Attack angle parametrization for capacity augmentation and wake management by vortex generators in finned compact heat exchangers

Enhancing gas-side thermal conductance is essential for the compact sizing of finned-tube heat exchangers, and this study attempts it by integrating vortex generators. The orientation of the vortex generators, which is defined by its attack angle, has a strong bearing on the degree of augmentation. As energy-efficiency keeps varying with the attack angle, the thrust of this investigation is to identify best attack angle(s) for the stipulated task. Since spatial positioning of the generators too has a strong bearing on the energy-efficiency, therefore, its effect is duly accounted for a comprehensive investigation. For the selection of optimal designs, regression-based phenomenological models are used as they apply thermo-hydraulic trade-off. After determining the best angle(s), a study is carried out to evaluate their robustness under varying operating conditions. Although phenomenological models are adequate for design optimization, they do not describe the physics of thermo-hydraulic enhancement.
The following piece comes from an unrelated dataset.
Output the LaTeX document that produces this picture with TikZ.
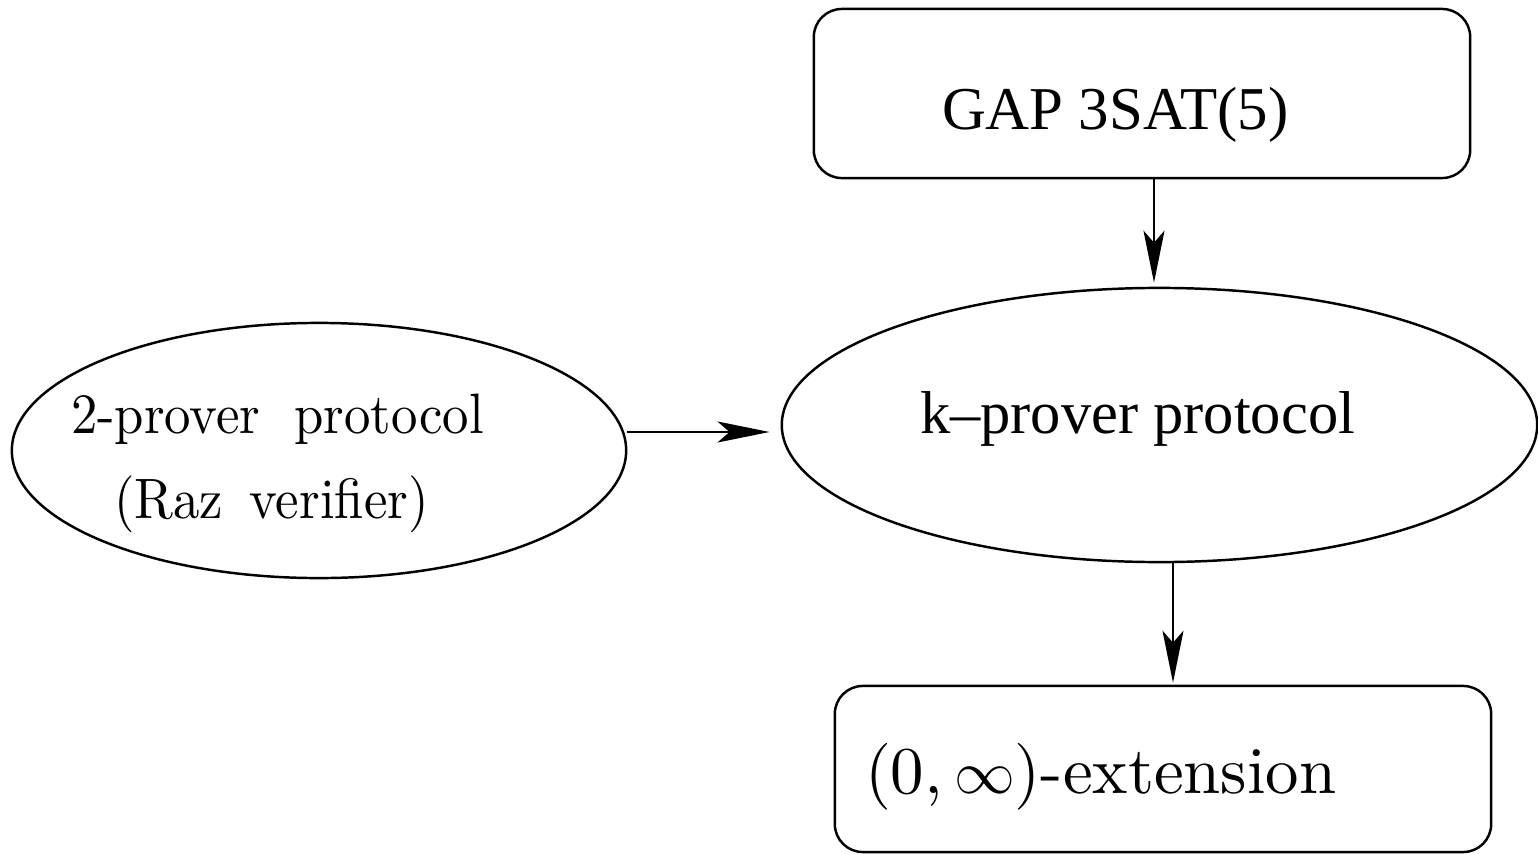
\documentclass[tikz,border=0pt]{standalone}
\usepackage{fontspec}
\usepackage{graphicx}
\usetikzlibrary{arrows.meta,shapes.geometric}
\newfontfamily\timesf{Liberation Serif}
\newfontfamily\cmten{lmroman10-regular.otf}
\tikzset{
  figline/.style={line width=0.7pt, draw=black},
  rbox/.style={figline, rectangle, rounded corners=0.28cm, inner sep=0pt},
  ell/.style={figline, ellipse, inner sep=0pt},
  txt/.style={anchor=base west, inner sep=0pt, outer sep=0pt},
  arr/.style={figline, -{Stealth[length=5.2mm, width=2.1mm, inset=1.2mm]}},
}
\begin{document}
\begin{tikzpicture}[x=0.01cm, y=-0.01cm]
\useasboundingbox (0,0) rectangle (1538,854);
% shapes
\node[rbox, minimum width=6.56cm, minimum height=1.69cm] (gap) at (1142,93.5) {};
\node[ell, minimum width=7.55cm, minimum height=2.74cm] (kp) at (1159.5,425) {};
\node[ell, minimum width=6.14cm, minimum height=2.55cm] (lp) at (319,450.5) {};
\node[rbox, minimum width=6.56cm, minimum height=1.66cm] (ext) at (1163,769) {};
% texts
\node[txt] (gapt) at (942,129) {\fontsize{17.3}{20}\timesf GAP 3SAT(5)};
\node[txt] (kpt) at (920,433) {\fontsize{17.2}{20}\timesf k\textendash prover protocol};
\node[txt] (lpt1) at (71,433) {\scalebox{1}[1.08]{\fontsize{15}{17}\cmten 2-prover\hspace{0.65em}protocol}};
\node[txt] (lpt2) at (114,518) {\scalebox{1}[1.08]{\fontsize{15}{17}\cmten (Raz\hspace{0.5em}verifier)}};
\node[txt] (extt) at (865,793) {\fontsize{19}{22}\cmten (0,\,$\infty$)-extension};
% connectors
\coordinate (c1) at (1154,0);
\coordinate (c2) at (0,432);
\coordinate (c3) at (1173,0);
\draw[arr, shorten >=0.04cm] (gap.south -| c1) -- (kp.north -| c1);
\draw[arr, shorten >=0.11cm] (lp.east |- c2) -- (kp.west |- c2);
\draw[arr, shorten >=0.02cm] ([yshift=0.02cm]kp.south -| c3) -- (ext.north -| c3);
\end{tikzpicture}
\end{document}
Therefore, a study explaining the bearing of design modifications on the local characteristics too is carried out. Additionally, a study discussing the effect of generators' attack angle on heat transfer over the wake affected surfaces, which has a predominant existence in baseline flows, is reported. It has been found that the thermal augmentation over the said surfaces is the key to compact sizing of the system. For a selected wake-region deployment, the highest relative Colburn j-factor corresponding to wake-affected fin equals 3.07 at a specified Reynolds number..